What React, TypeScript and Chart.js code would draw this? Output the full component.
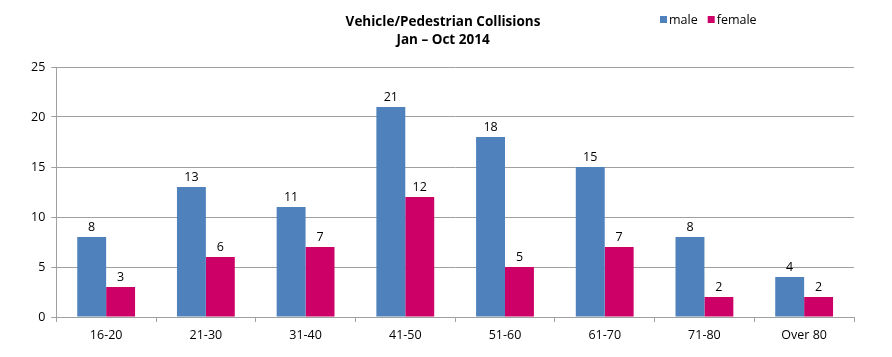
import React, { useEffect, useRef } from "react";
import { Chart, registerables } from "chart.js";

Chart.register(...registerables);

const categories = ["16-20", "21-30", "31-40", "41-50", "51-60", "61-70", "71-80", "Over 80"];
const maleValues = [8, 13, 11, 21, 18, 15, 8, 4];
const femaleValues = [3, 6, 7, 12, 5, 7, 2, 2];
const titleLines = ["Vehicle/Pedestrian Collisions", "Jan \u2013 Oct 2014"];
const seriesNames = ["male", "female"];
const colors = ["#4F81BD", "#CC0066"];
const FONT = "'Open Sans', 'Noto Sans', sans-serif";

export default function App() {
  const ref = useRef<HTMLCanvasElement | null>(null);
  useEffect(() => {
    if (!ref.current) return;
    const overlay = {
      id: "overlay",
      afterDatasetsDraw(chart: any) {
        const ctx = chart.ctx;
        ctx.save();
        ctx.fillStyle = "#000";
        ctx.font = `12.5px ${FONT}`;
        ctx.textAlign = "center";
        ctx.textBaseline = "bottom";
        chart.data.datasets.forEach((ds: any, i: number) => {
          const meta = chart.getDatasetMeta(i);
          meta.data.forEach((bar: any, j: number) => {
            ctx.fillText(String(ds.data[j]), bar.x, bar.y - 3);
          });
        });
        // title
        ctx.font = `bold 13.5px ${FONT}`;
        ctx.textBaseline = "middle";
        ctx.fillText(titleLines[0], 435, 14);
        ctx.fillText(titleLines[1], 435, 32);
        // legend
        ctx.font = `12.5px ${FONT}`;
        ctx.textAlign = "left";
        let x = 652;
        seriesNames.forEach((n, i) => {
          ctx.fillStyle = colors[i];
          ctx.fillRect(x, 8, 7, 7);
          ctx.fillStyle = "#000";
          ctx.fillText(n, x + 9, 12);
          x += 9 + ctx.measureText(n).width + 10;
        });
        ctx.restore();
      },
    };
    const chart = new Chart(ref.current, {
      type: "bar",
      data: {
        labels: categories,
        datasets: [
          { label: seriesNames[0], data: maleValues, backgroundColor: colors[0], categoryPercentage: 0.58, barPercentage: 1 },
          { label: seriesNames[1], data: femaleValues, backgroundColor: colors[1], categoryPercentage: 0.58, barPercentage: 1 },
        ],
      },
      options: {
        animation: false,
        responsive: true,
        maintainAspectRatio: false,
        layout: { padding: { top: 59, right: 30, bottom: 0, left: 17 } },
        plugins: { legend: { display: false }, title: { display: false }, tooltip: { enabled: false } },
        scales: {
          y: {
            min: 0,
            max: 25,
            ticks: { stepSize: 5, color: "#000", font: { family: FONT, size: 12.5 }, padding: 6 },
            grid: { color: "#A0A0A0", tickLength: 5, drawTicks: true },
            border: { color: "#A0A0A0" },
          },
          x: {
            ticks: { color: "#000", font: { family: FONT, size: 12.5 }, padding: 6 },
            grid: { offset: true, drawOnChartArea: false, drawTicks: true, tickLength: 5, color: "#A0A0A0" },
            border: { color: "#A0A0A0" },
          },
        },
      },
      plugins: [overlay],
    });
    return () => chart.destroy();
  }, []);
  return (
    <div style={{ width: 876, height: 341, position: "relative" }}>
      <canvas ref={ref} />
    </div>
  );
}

• **What is being asked**:
Copy the material exactly. Do not include the pictures.

• **Solution to this exercise**:
What React, TypeScript and Chart.js code would draw this? Output the full component.
import React, { useEffect, useRef } from "react";
import { Chart, registerables } from "chart.js";

Chart.register(...registerables);

const categories = ["16-20", "21-30", "31-40", "41-50", "51-60", "61-70", "71-80", "Over 80"];
const maleValues = [8, 13, 11, 21, 18, 15, 8, 4];
const femaleValues = [3, 6, 7, 12, 5, 7, 2, 2];
const titleLines = ["Vehicle/Pedestrian Collisions", "Jan \u2013 Oct 2014"];
const seriesNames = ["male", "female"];
const colors = ["#4F81BD", "#CC0066"];
const FONT = "'Open Sans', 'Noto Sans', sans-serif";

export default function App() {
  const ref = useRef<HTMLCanvasElement | null>(null);
  useEffect(() => {
    if (!ref.current) return;
    const overlay = {
      id: "overlay",
      afterDatasetsDraw(chart: any) {
        const ctx = chart.ctx;
        ctx.save();
        ctx.fillStyle = "#000";
        ctx.font = `12.5px ${FONT}`;
        ctx.textAlign = "center";
        ctx.textBaseline = "bottom";
        chart.data.datasets.forEach((ds: any, i: number) => {
          const meta = chart.getDatasetMeta(i);
          meta.data.forEach((bar: any, j: number) => {
            ctx.fillText(String(ds.data[j]), bar.x, bar.y - 3);
          });
        });
        // title
        ctx.font = `bold 13.5px ${FONT}`;
        ctx.textBaseline = "middle";
        ctx.fillText(titleLines[0], 435, 14);
        ctx.fillText(titleLines[1], 435, 32);
        // legend
        ctx.font = `12.5px ${FONT}`;
        ctx.textAlign = "left";
        let x = 652;
        seriesNames.forEach((n, i) => {
          ctx.fillStyle = colors[i];
          ctx.fillRect(x, 8, 7, 7);
          ctx.fillStyle = "#000";
          ctx.fillText(n, x + 9, 12);
          x += 9 + ctx.measureText(n).width + 10;
        });
        ctx.restore();
      },
    };
    const chart = new Chart(ref.current, {
      type: "bar",
      data: {
        labels: categories,
        datasets: [
          { label: seriesNames[0], data: maleValues, backgroundColor: colors[0], categoryPercentage: 0.58, barPercentage: 1 },
          { label: seriesNames[1], data: femaleValues, backgroundColor: colors[1], categoryPercentage: 0.58, barPercentage: 1 },
        ],
      },
      options: {
        animation: false,
        responsive: true,
        maintainAspectRatio: false,
        layout: { padding: { top: 59, right: 30, bottom: 0, left: 17 } },
        plugins: { legend: { display: false }, title: { display: false }, tooltip: { enabled: false } },
        scales: {
          y: {
            min: 0,
            max: 25,
            ticks: { stepSize: 5, color: "#000", font: { family: FONT, size: 12.5 }, padding: 6 },
            grid: { color: "#A0A0A0", tickLength: 5, drawTicks: true },
            border: { color: "#A0A0A0" },
          },
          x: {
            ticks: { color: "#000", font: { family: FONT, size: 12.5 }, padding: 6 },
            grid: { offset: true, drawOnChartArea: false, drawTicks: true, tickLength: 5, color: "#A0A0A0" },
            border: { color: "#A0A0A0" },
          },
        },
      },
      plugins: [overlay],
    });
    return () => chart.destroy();
  }, []);
  return (
    <div style={{ width: 876, height: 341, position: "relative" }}>
      <canvas ref={ref} />
    </div>
  );
}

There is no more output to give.